-- begin Given material --

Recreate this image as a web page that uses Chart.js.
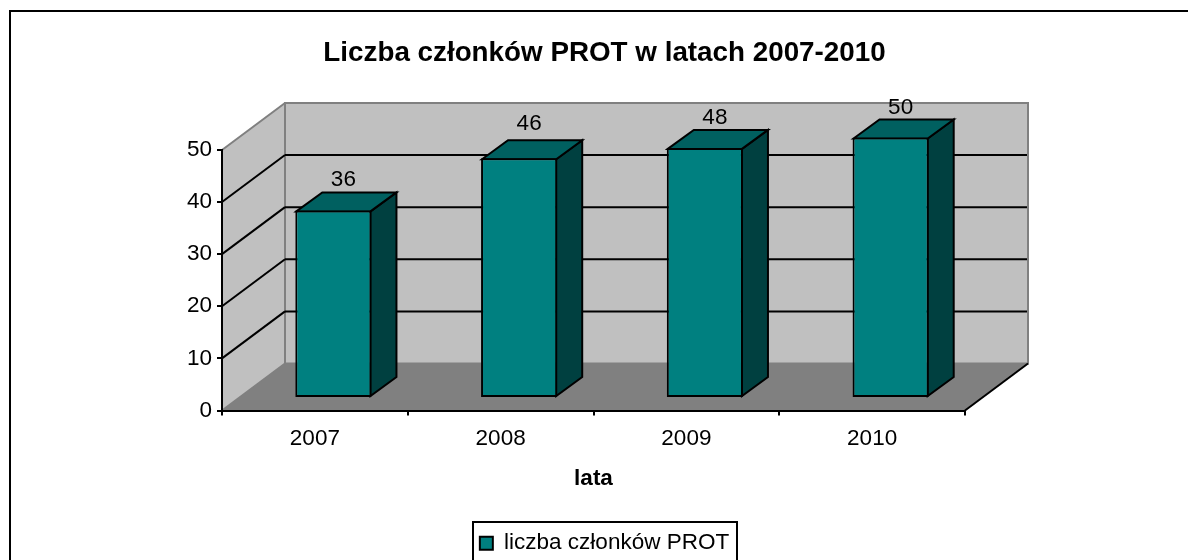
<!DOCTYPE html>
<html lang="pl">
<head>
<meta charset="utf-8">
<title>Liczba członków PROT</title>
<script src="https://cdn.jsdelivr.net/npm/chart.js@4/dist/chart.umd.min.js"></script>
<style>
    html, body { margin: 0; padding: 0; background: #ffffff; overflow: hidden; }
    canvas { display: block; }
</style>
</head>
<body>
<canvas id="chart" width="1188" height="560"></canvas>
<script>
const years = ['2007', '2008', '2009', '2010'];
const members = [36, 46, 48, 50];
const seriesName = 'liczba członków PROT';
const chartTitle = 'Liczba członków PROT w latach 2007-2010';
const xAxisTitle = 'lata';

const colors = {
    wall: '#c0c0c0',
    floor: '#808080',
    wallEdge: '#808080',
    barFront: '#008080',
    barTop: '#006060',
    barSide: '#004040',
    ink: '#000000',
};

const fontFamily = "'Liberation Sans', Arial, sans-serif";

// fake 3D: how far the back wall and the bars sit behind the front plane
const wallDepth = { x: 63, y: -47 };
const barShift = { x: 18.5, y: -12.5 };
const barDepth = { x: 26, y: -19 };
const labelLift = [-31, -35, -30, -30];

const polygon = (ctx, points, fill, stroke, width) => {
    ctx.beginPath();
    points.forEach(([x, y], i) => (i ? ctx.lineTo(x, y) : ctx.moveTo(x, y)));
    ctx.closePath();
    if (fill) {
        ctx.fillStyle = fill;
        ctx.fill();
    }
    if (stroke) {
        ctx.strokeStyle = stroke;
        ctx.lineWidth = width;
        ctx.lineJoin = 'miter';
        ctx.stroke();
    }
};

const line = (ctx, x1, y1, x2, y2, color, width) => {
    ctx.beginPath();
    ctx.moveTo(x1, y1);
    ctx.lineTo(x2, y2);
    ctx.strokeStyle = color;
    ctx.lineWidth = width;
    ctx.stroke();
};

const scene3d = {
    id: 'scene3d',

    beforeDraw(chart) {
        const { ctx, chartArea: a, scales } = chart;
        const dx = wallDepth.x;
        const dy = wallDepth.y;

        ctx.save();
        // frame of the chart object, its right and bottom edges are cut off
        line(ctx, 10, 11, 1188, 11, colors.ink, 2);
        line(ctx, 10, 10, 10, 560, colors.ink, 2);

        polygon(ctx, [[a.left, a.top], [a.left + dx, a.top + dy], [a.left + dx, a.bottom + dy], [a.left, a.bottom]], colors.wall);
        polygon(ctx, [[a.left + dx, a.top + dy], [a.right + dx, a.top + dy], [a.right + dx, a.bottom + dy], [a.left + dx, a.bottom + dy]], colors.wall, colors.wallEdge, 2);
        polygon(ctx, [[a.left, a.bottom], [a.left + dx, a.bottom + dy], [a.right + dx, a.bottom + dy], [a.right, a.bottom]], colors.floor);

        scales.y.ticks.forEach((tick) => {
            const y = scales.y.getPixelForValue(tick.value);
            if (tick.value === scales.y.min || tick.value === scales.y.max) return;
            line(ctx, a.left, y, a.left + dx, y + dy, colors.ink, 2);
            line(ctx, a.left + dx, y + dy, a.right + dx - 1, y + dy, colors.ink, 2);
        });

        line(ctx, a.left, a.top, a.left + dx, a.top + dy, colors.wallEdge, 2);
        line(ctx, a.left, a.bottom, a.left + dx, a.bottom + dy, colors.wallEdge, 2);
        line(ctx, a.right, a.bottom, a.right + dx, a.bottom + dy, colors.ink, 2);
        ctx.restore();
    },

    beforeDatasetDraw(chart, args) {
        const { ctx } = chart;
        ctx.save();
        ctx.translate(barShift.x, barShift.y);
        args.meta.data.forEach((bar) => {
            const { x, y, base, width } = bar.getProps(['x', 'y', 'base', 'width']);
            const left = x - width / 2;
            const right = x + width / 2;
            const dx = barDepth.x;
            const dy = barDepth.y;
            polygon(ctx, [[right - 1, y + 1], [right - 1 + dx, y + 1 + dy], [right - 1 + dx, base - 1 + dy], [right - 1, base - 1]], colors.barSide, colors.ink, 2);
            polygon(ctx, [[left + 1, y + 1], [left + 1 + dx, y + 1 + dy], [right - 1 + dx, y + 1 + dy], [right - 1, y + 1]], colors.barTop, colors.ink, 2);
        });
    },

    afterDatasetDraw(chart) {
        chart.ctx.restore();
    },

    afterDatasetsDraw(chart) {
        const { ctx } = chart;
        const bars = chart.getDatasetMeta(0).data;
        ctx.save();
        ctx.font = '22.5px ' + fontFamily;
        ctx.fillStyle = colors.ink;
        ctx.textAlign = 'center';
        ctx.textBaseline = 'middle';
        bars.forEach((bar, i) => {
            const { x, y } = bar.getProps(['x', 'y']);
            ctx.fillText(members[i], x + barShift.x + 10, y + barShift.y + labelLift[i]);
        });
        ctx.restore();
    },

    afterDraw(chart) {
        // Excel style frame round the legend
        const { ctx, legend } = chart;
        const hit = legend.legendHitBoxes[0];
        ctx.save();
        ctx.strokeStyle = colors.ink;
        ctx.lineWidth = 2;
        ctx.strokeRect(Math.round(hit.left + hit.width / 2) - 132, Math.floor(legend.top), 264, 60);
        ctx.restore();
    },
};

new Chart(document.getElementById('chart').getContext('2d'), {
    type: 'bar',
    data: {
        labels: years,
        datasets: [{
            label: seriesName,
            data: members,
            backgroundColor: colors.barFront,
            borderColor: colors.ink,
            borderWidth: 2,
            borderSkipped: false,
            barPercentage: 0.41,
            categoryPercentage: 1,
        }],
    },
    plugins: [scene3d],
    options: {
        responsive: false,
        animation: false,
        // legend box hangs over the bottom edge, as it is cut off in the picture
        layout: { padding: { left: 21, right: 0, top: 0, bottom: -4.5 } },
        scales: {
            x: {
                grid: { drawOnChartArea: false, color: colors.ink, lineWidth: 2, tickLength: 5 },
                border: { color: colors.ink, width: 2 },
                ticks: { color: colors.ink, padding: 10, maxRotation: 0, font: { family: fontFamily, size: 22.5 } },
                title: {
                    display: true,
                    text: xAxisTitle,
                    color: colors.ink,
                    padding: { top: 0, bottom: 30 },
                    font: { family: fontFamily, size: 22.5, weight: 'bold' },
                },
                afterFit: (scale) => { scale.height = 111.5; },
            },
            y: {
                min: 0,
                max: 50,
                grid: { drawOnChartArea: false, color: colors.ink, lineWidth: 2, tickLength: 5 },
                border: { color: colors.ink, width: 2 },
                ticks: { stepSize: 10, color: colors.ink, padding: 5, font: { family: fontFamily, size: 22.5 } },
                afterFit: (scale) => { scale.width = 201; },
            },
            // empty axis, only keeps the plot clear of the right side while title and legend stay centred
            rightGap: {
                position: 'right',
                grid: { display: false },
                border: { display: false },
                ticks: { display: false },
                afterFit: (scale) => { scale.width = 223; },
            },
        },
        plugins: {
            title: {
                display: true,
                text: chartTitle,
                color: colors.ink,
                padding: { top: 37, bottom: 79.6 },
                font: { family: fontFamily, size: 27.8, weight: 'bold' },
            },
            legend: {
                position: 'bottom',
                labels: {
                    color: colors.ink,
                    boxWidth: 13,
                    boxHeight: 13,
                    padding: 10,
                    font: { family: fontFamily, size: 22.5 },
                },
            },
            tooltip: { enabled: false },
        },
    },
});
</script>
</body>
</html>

-- end Given material --

### Task directions:
Copy the material above exactly and drop the pictures.

### Expected output:
Recreate this image as a web page that uses Chart.js.
<!DOCTYPE html>
<html lang="pl">
<head>
<meta charset="utf-8">
<title>Liczba członków PROT</title>
<script src="https://cdn.jsdelivr.net/npm/chart.js@4/dist/chart.umd.min.js"></script>
<style>
    html, body { margin: 0; padding: 0; background: #ffffff; overflow: hidden; }
    canvas { display: block; }
</style>
</head>
<body>
<canvas id="chart" width="1188" height="560"></canvas>
<script>
const years = ['2007', '2008', '2009', '2010'];
const members = [36, 46, 48, 50];
const seriesName = 'liczba członków PROT';
const chartTitle = 'Liczba członków PROT w latach 2007-2010';
const xAxisTitle = 'lata';

const colors = {
    wall: '#c0c0c0',
    floor: '#808080',
    wallEdge: '#808080',
    barFront: '#008080',
    barTop: '#006060',
    barSide: '#004040',
    ink: '#000000',
};

const fontFamily = "'Liberation Sans', Arial, sans-serif";

// fake 3D: how far the back wall and the bars sit behind the front plane
const wallDepth = { x: 63, y: -47 };
const barShift = { x: 18.5, y: -12.5 };
const barDepth = { x: 26, y: -19 };
const labelLift = [-31, -35, -30, -30];

const polygon = (ctx, points, fill, stroke, width) => {
    ctx.beginPath();
    points.forEach(([x, y], i) => (i ? ctx.lineTo(x, y) : ctx.moveTo(x, y)));
    ctx.closePath();
    if (fill) {
        ctx.fillStyle = fill;
        ctx.fill();
    }
    if (stroke) {
        ctx.strokeStyle = stroke;
        ctx.lineWidth = width;
        ctx.lineJoin = 'miter';
        ctx.stroke();
    }
};

const line = (ctx, x1, y1, x2, y2, color, width) => {
    ctx.beginPath();
    ctx.moveTo(x1, y1);
    ctx.lineTo(x2, y2);
    ctx.strokeStyle = color;
    ctx.lineWidth = width;
    ctx.stroke();
};

const scene3d = {
    id: 'scene3d',

    beforeDraw(chart) {
        const { ctx, chartArea: a, scales } = chart;
        const dx = wallDepth.x;
        const dy = wallDepth.y;

        ctx.save();
        // frame of the chart object, its right and bottom edges are cut off
        line(ctx, 10, 11, 1188, 11, colors.ink, 2);
        line(ctx, 10, 10, 10, 560, colors.ink, 2);

        polygon(ctx, [[a.left, a.top], [a.left + dx, a.top + dy], [a.left + dx, a.bottom + dy], [a.left, a.bottom]], colors.wall);
        polygon(ctx, [[a.left + dx, a.top + dy], [a.right + dx, a.top + dy], [a.right + dx, a.bottom + dy], [a.left + dx, a.bottom + dy]], colors.wall, colors.wallEdge, 2);
        polygon(ctx, [[a.left, a.bottom], [a.left + dx, a.bottom + dy], [a.right + dx, a.bottom + dy], [a.right, a.bottom]], colors.floor);

        scales.y.ticks.forEach((tick) => {
            const y = scales.y.getPixelForValue(tick.value);
            if (tick.value === scales.y.min || tick.value === scales.y.max) return;
            line(ctx, a.left, y, a.left + dx, y + dy, colors.ink, 2);
            line(ctx, a.left + dx, y + dy, a.right + dx - 1, y + dy, colors.ink, 2);
        });

        line(ctx, a.left, a.top, a.left + dx, a.top + dy, colors.wallEdge, 2);
        line(ctx, a.left, a.bottom, a.left + dx, a.bottom + dy, colors.wallEdge, 2);
        line(ctx, a.right, a.bottom, a.right + dx, a.bottom + dy, colors.ink, 2);
        ctx.restore();
    },

    beforeDatasetDraw(chart, args) {
        const { ctx } = chart;
        ctx.save();
        ctx.translate(barShift.x, barShift.y);
        args.meta.data.forEach((bar) => {
            const { x, y, base, width } = bar.getProps(['x', 'y', 'base', 'width']);
            const left = x - width / 2;
            const right = x + width / 2;
            const dx = barDepth.x;
            const dy = barDepth.y;
            polygon(ctx, [[right - 1, y + 1], [right - 1 + dx, y + 1 + dy], [right - 1 + dx, base - 1 + dy], [right - 1, base - 1]], colors.barSide, colors.ink, 2);
            polygon(ctx, [[left + 1, y + 1], [left + 1 + dx, y + 1 + dy], [right - 1 + dx, y + 1 + dy], [right - 1, y + 1]], colors.barTop, colors.ink, 2);
        });
    },

    afterDatasetDraw(chart) {
        chart.ctx.restore();
    },

    afterDatasetsDraw(chart) {
        const { ctx } = chart;
        const bars = chart.getDatasetMeta(0).data;
        ctx.save();
        ctx.font = '22.5px ' + fontFamily;
        ctx.fillStyle = colors.ink;
        ctx.textAlign = 'center';
        ctx.textBaseline = 'middle';
        bars.forEach((bar, i) => {
            const { x, y } = bar.getProps(['x', 'y']);
            ctx.fillText(members[i], x + barShift.x + 10, y + barShift.y + labelLift[i]);
        });
        ctx.restore();
    },

    afterDraw(chart) {
        // Excel style frame round the legend
        const { ctx, legend } = chart;
        const hit = legend.legendHitBoxes[0];
        ctx.save();
        ctx.strokeStyle = colors.ink;
        ctx.lineWidth = 2;
        ctx.strokeRect(Math.round(hit.left + hit.width / 2) - 132, Math.floor(legend.top), 264, 60);
        ctx.restore();
    },
};

new Chart(document.getElementById('chart').getContext('2d'), {
    type: 'bar',
    data: {
        labels: years,
        datasets: [{
            label: seriesName,
            data: members,
            backgroundColor: colors.barFront,
            borderColor: colors.ink,
            borderWidth: 2,
            borderSkipped: false,
            barPercentage: 0.41,
            categoryPercentage: 1,
        }],
    },
    plugins: [scene3d],
    options: {
        responsive: false,
        animation: false,
        // legend box hangs over the bottom edge, as it is cut off in the picture
        layout: { padding: { left: 21, right: 0, top: 0, bottom: -4.5 } },
        scales: {
            x: {
                grid: { drawOnChartArea: false, color: colors.ink, lineWidth: 2, tickLength: 5 },
                border: { color: colors.ink, width: 2 },
                ticks: { color: colors.ink, padding: 10, maxRotation: 0, font: { family: fontFamily, size: 22.5 } },
                title: {
                    display: true,
                    text: xAxisTitle,
                    color: colors.ink,
                    padding: { top: 0, bottom: 30 },
                    font: { family: fontFamily, size: 22.5, weight: 'bold' },
                },
                afterFit: (scale) => { scale.height = 111.5; },
            },
            y: {
                min: 0,
                max: 50,
                grid: { drawOnChartArea: false, color: colors.ink, lineWidth: 2, tickLength: 5 },
                border: { color: colors.ink, width: 2 },
                ticks: { stepSize: 10, color: colors.ink, padding: 5, font: { family: fontFamily, size: 22.5 } },
                afterFit: (scale) => { scale.width = 201; },
            },
            // empty axis, only keeps the plot clear of the right side while title and legend stay centred
            rightGap: {
                position: 'right',
                grid: { display: false },
                border: { display: false },
                ticks: { display: false },
                afterFit: (scale) => { scale.width = 223; },
            },
        },
        plugins: {
            title: {
                display: true,
                text: chartTitle,
                color: colors.ink,
                padding: { top: 37, bottom: 79.6 },
                font: { family: fontFamily, size: 27.8, weight: 'bold' },
            },
            legend: {
                position: 'bottom',
                labels: {
                    color: colors.ink,
                    boxWidth: 13,
                    boxHeight: 13,
                    padding: 10,
                    font: { family: fontFamily, size: 22.5 },
                },
            },
            tooltip: { enabled: false },
        },
    },
});
</script>
</body>
</html>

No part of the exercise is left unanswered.